Practical guidance for employers, schools, and service providers
- Map vendors and partners, especially those in border regions or sectors often used by smugglers (transport, lodging, money transfer).
- Keep clear records showing lawful basis for services and payments.
- Screen partners against sanctions lists and document checks.
- Train staff to recognize red flags: cash-only demands, unusual routing, inconsistent IDs.
- If you suspect human smuggling links: pause the transaction, seek legal advice, and contact authorities if needed.
These steps demonstrate good-faith cooperation with regulators and help keep lawful channels open while stopping illegal activity.
For families sending money: keeping transfers smooth
- Use well-known providers and answer bank questions fully and honestly.
- Use legal identification, keep receipts, and avoid handing cash to third parties who promise to “speed up” the process for a fee.
- If a transfer is blocked due to a flagged sanctioned party:
- Request written notice of the reason.
- Speak with a compliance officer for explanation.
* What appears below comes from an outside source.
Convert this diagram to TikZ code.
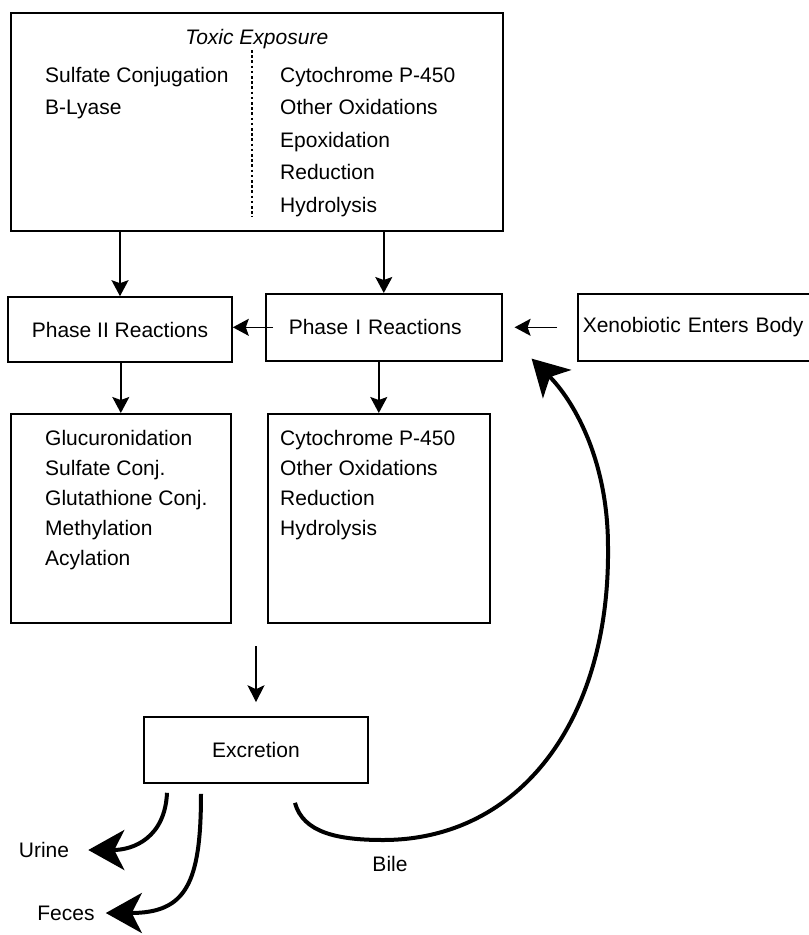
\documentclass[tikz,border=0pt]{standalone}
\usepackage{fontspec}
\setmainfont{Liberation Sans}
\usepackage{tikz}
\usetikzlibrary{arrows.meta}
\usetikzlibrary{calc}

\newcommand{\rxnlist}[1]{\begin{tabular}[t]{@{}l@{}}#1\end{tabular}}

\begin{document}
\begin{tikzpicture}[x=1pt, y=-1pt, font=\fontsize{21}{30}\selectfont, box/.style={draw, line width=1.6pt, inner sep=0pt}, lst/.style={inner sep=0pt, anchor=base west}, arr/.style={line width=1.6pt, -{Stealth[length=16pt, width=17pt, inset=3pt]}}, thinarr/.style={line width=1.2pt, -{Stealth[length=17pt, width=17pt, inset=4pt]}}, bigarr/.style={line width=4pt, -{Stealth[length=36pt, width=40pt, inset=10pt]}}]
  \useasboundingbox (0,0) rectangle (809,935);
  \node[box, anchor=north west, minimum width=492, minimum height=218] (toxic) at (10,12) {};
  \node[inner sep=0pt, anchor=base, font=\fontsize{21}{30}\selectfont\itshape] (title) at ([yshift=-32]toxic.north) {Toxic Exposure};
  \node[lst, font=\fontsize{21}{32.5}\selectfont] (conjtop) at ([xshift=35, yshift=-70]toxic.north west) {\rxnlist{Sulfate Conjugation\\B-Lyase}};
  \node[lst, font=\fontsize{21}{32.5}\selectfont] (oxidtop) at ([xshift=270, yshift=-70]toxic.north west) {\rxnlist{Cytochrome P-450\\Other Oxidations\\Epoxidation\\Reduction\\Hydrolysis}};
  \draw[line width=2.8pt, dash pattern=on 2.6pt off 2.6pt] ([xshift=242, yshift=-38]toxic.north west) -- ([xshift=242, yshift=-205]toxic.north west);

  \node[box, minimum width=224, minimum height=65] (phaseII) at (120,329.5) {Phase II Reactions};
  \node[box, anchor=north west, align=left, text width=190pt, inner xsep=23pt, minimum height=67] (phaseI) at (265,293) {Phase I Reactions};
  \node[box, anchor=north west, align=left, text width=240pt, inner xsep=5pt, minimum height=67] (xeno) at (577,293) {Xenobiotic Enters Body};

  \draw[arr] (phaseII.north |- toxic.south) -- (phaseII.north);
  \draw[arr] (phaseI.north |- toxic.south) -- (phaseI.north);
  \draw[arr] ([xshift=8]phaseI.west) -- (phaseI.west -| phaseII.east);
  \draw[arr] ([xshift=-20]xeno.west) -- ([xshift=12]phaseI.east);

  \node[box, anchor=north west, minimum width=220, minimum height=209] (conj) at (10,413) {};
  \node[box, anchor=north west, minimum width=222, minimum height=209] (oxid) at (267,413) {};
  \node[lst] (conjlist) at ([xshift=35, yshift=-32]conj.north west) {\rxnlist{Glucuronidation\\Sulfate Conj.\\Glutathione Conj.\\Methylation\\Acylation}};
  \node[lst] (oxidlist) at ([xshift=13, yshift=-32]oxid.north west) {\rxnlist{Cytochrome P-450\\Other Oxidations\\Reduction\\Hydrolysis}};
  \draw[arr] (phaseII.south -| conj.north) -- (conj.north);
  \draw[arr] (phaseI.south -| oxid.north) -- (oxid.north);

  \node[box, minimum width=224, minimum height=66] (excr) at (256,750) {Excretion};
  \coordinate (excin) at ([yshift=70]excr.north);
  \draw[thinarr] (excin) -- ([yshift=14]excr.north);

  \node[inner sep=0pt] (urine) at (44,850) {Urine};
  \node[inner sep=0pt] (feces) at (66,913) {Feces};
  \node[inner sep=0pt] (bile) at (390,864) {Bile};
  \draw[bigarr] ([xshift=-89, yshift=-9]excr.south) .. controls +(-2,45) and +(45,0) .. ([xshift=19]urine.east);
  \draw[bigarr] ([xshift=-55, yshift=-10]excr.south) .. controls +(0,90) and +(80,0) .. ([xshift=11]feces.east);
  \draw[bigarr] ([xshift=39, yshift=-19]excr.south) .. controls +(8,30) and +(-45,0) .. (383,840) .. controls +(137,0) and +(2,173) .. (608,547) .. controls +(0,-90) and +(40,40) .. ([xshift=29, yshift=3]phaseI.south east);
\end{tikzpicture}
\end{document}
- Regular family support is legal; most transfers go through when sender and receiver are known customers with proper documentation.
What comes next for the U.S. Treasury’s border strategy
Treasury officials have said they will continue to pursue a “full-frontal assault” on financial systems supporting human smuggling:
- Expect more designations, broader network mapping, and faster information sharing with banks.
- Aim: raise the cost of crime and make it harder to convert illicit revenue into usable assets.
- If new vulnerabilities emerge (e.g., emerging payment platforms), Treasury may issue fresh guidance.
- As of today, no new bank-specific procedures have been announced, but enforcement of existing rules has intensified in 2025.
Where to find official information and updates
Sanctions, public designations, and compliance guidance are published by the U.S. Department of the Treasury. The most reliable starting point is the department’s website: https://home.treasury.gov
Final context: enforcement, not enabling
Over the last two years, the trend is clear: the U.S. government has directed tools—sanctions, visa restrictions, funding reviews, and local partnerships—at actors who profit from or aid illegal border crossings.
- Major U.S. banks are being used as a bulwark against dirty money, not as a channel for it.
- 2025 shows tougher screenings, faster designations, and growing pressure on networks that move people for profit.
- Whatever broader views on immigration policy, the public record does not show the U.S. Treasury or the banking sector enabling illegal immigration; it shows them working to cut off money that fuels human smuggling and to assist law enforcement in protecting people at the border.
This Article in a Nutshell
As enforcement intensifies, Treasury and banks focus on blocking money that funds human smuggling. August 2025 sanctions targeted cartel networks like CDN. Banks apply AML, KYC, and SAR reporting; ordinary remittances remain lawful. Coordination with HSI, DEA, and State aims to choke illicit revenue while protecting legitimate financial access.